Human Classification with Amazon Mechanical Turk

Lending at Prosper.com differs from lending at traditional institutions in several important ways. Unlike banks, prosper lenders can weigh more than “just the numbers.” In addition, peer to peer lenders may have motivations beyond a return on investment, for example doing social good or helping a friend. Finally, individual lenders lack the complex risk assessment models that banks utilize everyday.

Using Amazon.com’s Mechanical Turk platform for distributed micro-tasks, we conducted two experiments to see if we might bolster machine learning processes with human-aided classification.

We used the Turk for two tasks: image classification and assessment of “trustworthiness.” Both experiments were conducted with three individual judgments per image. We create a template for judgments, represented below, and randomly selected 200 images drawn from the Prosper database. Fifty percent of images corresponded to listings that converted to loans and been paid in full; the other fifty percent were listings that had never converted to loans. Each image was identified by a number; we also recorded whether the listing had been a. fulfilled and paid or b. never filled.

After data collection we analyzed results to check for internal consistency, as well as to identify confusion in classification. We also tested to see if the human judgment of trustworthiness was correlated with whether or not the loan was filled and paid.

Results

Image classification

There was a high level (89.5%) of perfect consensus in image classification. Of the 10.5% of images that did not elicit a unanimous categorization, two root causes were identified. 9.5% of all images lacked consensus but were tagged with two of the following labels: Adult, Child/children, and Friends/Family. This indicates some confusion about the labels themselves; indeed, spot checks of these images showed groups of young friends of or mixed-age individuals.

The remaining 1% consisted of two or more tags across non-human and human categories. Examining images so-tagged revealed that they contained vehicles as well as people. In addition, AMT logs showed longer judgment time (and thus likely, decision-making time) for these photos, relative to the judging turker’s average time. This indicates that the classification task was likely non-trivial compared to the others performed by the same turker.

classification

Trustworthiness rating

There was 11% disagreement for the trust rating. In addition, no statistically significant correlation was found between trust rating and whether or not the associated listing was funded and paid off.
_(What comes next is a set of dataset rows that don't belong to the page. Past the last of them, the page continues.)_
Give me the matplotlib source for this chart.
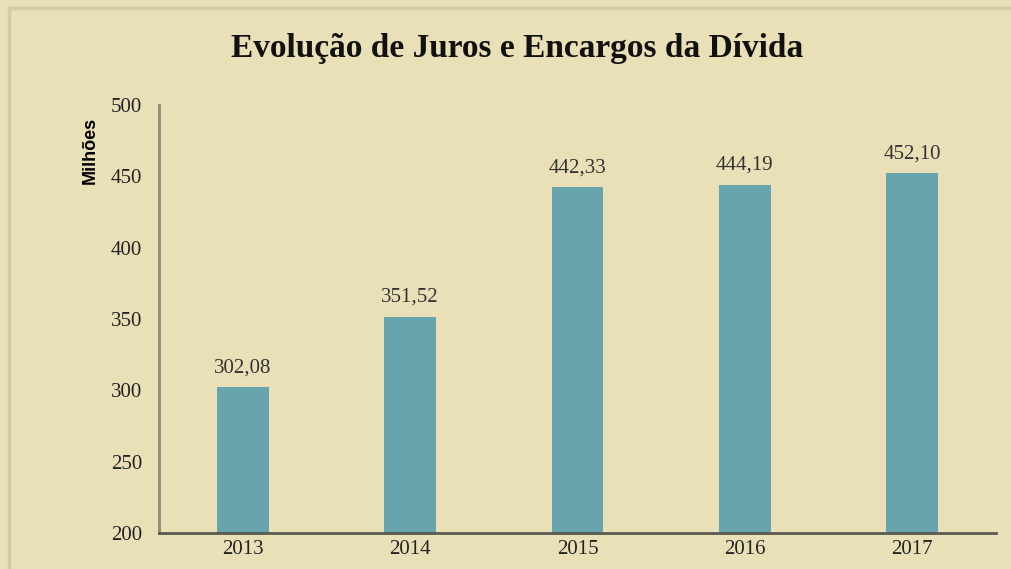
import matplotlib.pyplot as plt
from matplotlib.patches import Rectangle

# data
anos = ['2013', '2014', '2015', '2016', '2017']
valores = [302.08, 351.52, 442.33, 444.19, 452.10]
rotulos = ['302,08', '351,52', '442,33', '444,19', '452,10']
yticks = [200, 250, 300, 350, 400, 450, 500]

bg = '#E9E0B7'
bar_color = '#67A4AD'

fig = plt.figure(figsize=(10.12, 5.69), dpi=100)
fig.patch.set_facecolor(bg)

# faint frame of the pasted slide
fig.add_artist(Rectangle((9 / 1012, -0.1), 1.2, (569 - 8) / 569 + 0.1,
                         transform=fig.transFigure, fill=False,
                         edgecolor='#D6CCA2', linewidth=2.5))

ax = fig.add_axes([159 / 1012, 36 / 569, 837 / 1012, 428 / 569])
ax.set_facecolor(bg)

x = list(range(len(anos)))
ax.bar(x, valores, width=0.31, color=bar_color, bottom=0)
ax.set_ylim(200, 500)
ax.set_xlim(-0.5, 4.5)

for xi, v, lab in zip(x, valores, rotulos):
    ax.text(xi, v + 7, lab, ha='center', va='bottom', fontsize=15,
            family='Liberation Serif', color='#333333')

ax.set_yticks(yticks)
ax.set_yticklabels([str(t) for t in yticks], family='Liberation Serif',
                   fontsize=15, color='#222222')
ax.set_xticks(x)
ax.set_xticklabels(anos, family='Liberation Serif', fontsize=15, color='#222222')
ax.tick_params(axis='both', length=0)
ax.tick_params(axis='y', pad=12)
ax.tick_params(axis='x', pad=5)

for s in ['top', 'right']:
    ax.spines[s].set_visible(False)
ax.spines['left'].set_color('#8E8A78')
ax.spines['left'].set_linewidth(2)
ax.spines['bottom'].set_color('#5A5A50')
ax.spines['bottom'].set_linewidth(2)

fig.text(90 / 1012, 1 - 150 / 569, 'Milhões', rotation=90, ha='center',
         va='center', fontsize=13, fontweight='bold', family='Liberation Sans')

fig.text(517 / 1012, 1 - 48 / 569, 'Evolução de Juros e Encargos da Dívida',
         ha='center', va='center', fontsize=24, fontweight='bold',
         family='Liberation Serif', color='#111111')

fig.savefig('out.png', dpi=100, facecolor=bg)
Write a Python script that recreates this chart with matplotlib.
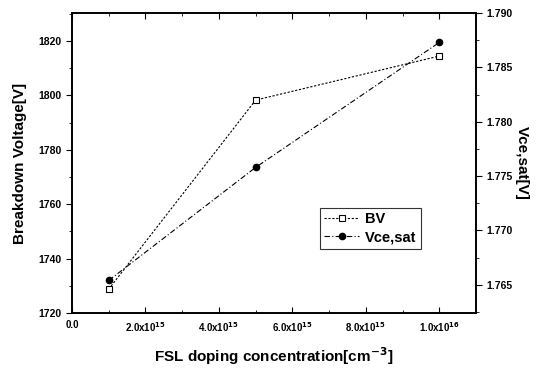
import matplotlib
matplotlib.use('Agg')
import matplotlib.pyplot as plt
from matplotlib.ticker import MultipleLocator

plt.rcParams['font.family'] = ['Liberation Sans', 'DejaVu Sans']
plt.rcParams['font.weight'] = 'bold'

# data
doping = [1e15, 5e15, 1e16]
bv = [1728.8, 1798.3, 1814.5]
vce_sat = [1.7654, 1.7758, 1.7873]

xticks = [0, 2e15, 4e15, 6e15, 8e15, 1e16]
xticklabels = ['0.0', '2.0x10$^{15}$', '4.0x10$^{15}$', '6.0x10$^{15}$',
               '8.0x10$^{15}$', '1.0x10$^{16}$']
left_ticks = [1720, 1740, 1760, 1780, 1800, 1820]
right_ticks = [1.765, 1.770, 1.775, 1.780, 1.785, 1.790]

fig = plt.figure(figsize=(5.39, 3.74), dpi=100)
ax = fig.add_axes([0.1336, 0.163, 0.7495, 0.802])
ax2 = ax.twinx()

l1, = ax.plot(doping, bv, ls=(0, (2, 1.5)), lw=0.8, c='k', marker='s',
              ms=4, mfc='white', mec='k', mew=0.8, label='BV')
l2, = ax2.plot(doping, vce_sat, ls=(0, (5, 2, 1, 2)), lw=0.8, c='k',
               marker='o', ms=4.5, mfc='k', mec='k', label='Vce,sat')

ax.set_xlim(0, 1.1e16)
ax.set_ylim(1720, 1830.3)
ax2.set_ylim(1.7624, 1.790)

ax.set_xticks(xticks)
ax.set_xticklabels(xticklabels)
ax.set_yticks(left_ticks)
ax2.set_yticks(right_ticks)
ax2.set_yticklabels(['%.3f' % v for v in right_ticks])
ax.xaxis.set_minor_locator(MultipleLocator(1e15))
ax.yaxis.set_minor_locator(MultipleLocator(10))
ax2.yaxis.set_minor_locator(MultipleLocator(0.0025))

ax.tick_params(axis='x', which='both', direction='in', top=True, labelsize=7)
ax.tick_params(axis='x', which='major', length=4, pad=5)
ax.tick_params(axis='x', which='minor', length=2)
ax.tick_params(axis='y', which='both', direction='out', labelsize=7.5)
ax.tick_params(axis='y', which='major', length=4)
ax.tick_params(axis='y', which='minor', length=2)
ax2.tick_params(axis='y', which='both', direction='out', labelsize=7.5)
ax2.tick_params(axis='y', which='major', length=4)
ax2.tick_params(axis='y', which='minor', length=2)
for a in (ax, ax2):
    for s in a.spines.values():
        s.set_linewidth(1.2)

ax.set_xlabel('FSL doping concentration[cm$^{\\mathbf{-3}}$]', fontsize=11,
              fontweight='bold', labelpad=8)
ax.set_ylabel('Breakdown Voltage[V]', fontsize=11, fontweight='bold',
              labelpad=8)
ax2.set_ylabel('Vce,sat[V]', fontsize=11, fontweight='bold', rotation=270,
               labelpad=12)

leg = ax2.legend(handles=[l1, l2], loc='lower left',
                 bbox_to_anchor=(0.595, 0.19), fontsize=10.5, frameon=True,
                 fancybox=False, edgecolor='k', handlelength=2.4,
                 borderpad=0.3, labelspacing=0.3, handletextpad=0.4)
leg.get_frame().set_linewidth(0.8)

plt.savefig('out.png', dpi=100)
Future work might consider a different experimental design. For example, two photos could be should side by side and judges could be asked to assess which is “more” trustworthy. Or, the photos could be put in context using descriptions from the prosper loans themselves.

trustworthiness

Discussion

Overall, image classification with the mechanical turk is a promising option. With consensus checks for consistency, a high accuracy rate can be attained. The use of AMT for image tagging has been borne out by other studies. The use of the turk platform as a tool for subjective judgment, however, requires further refinement.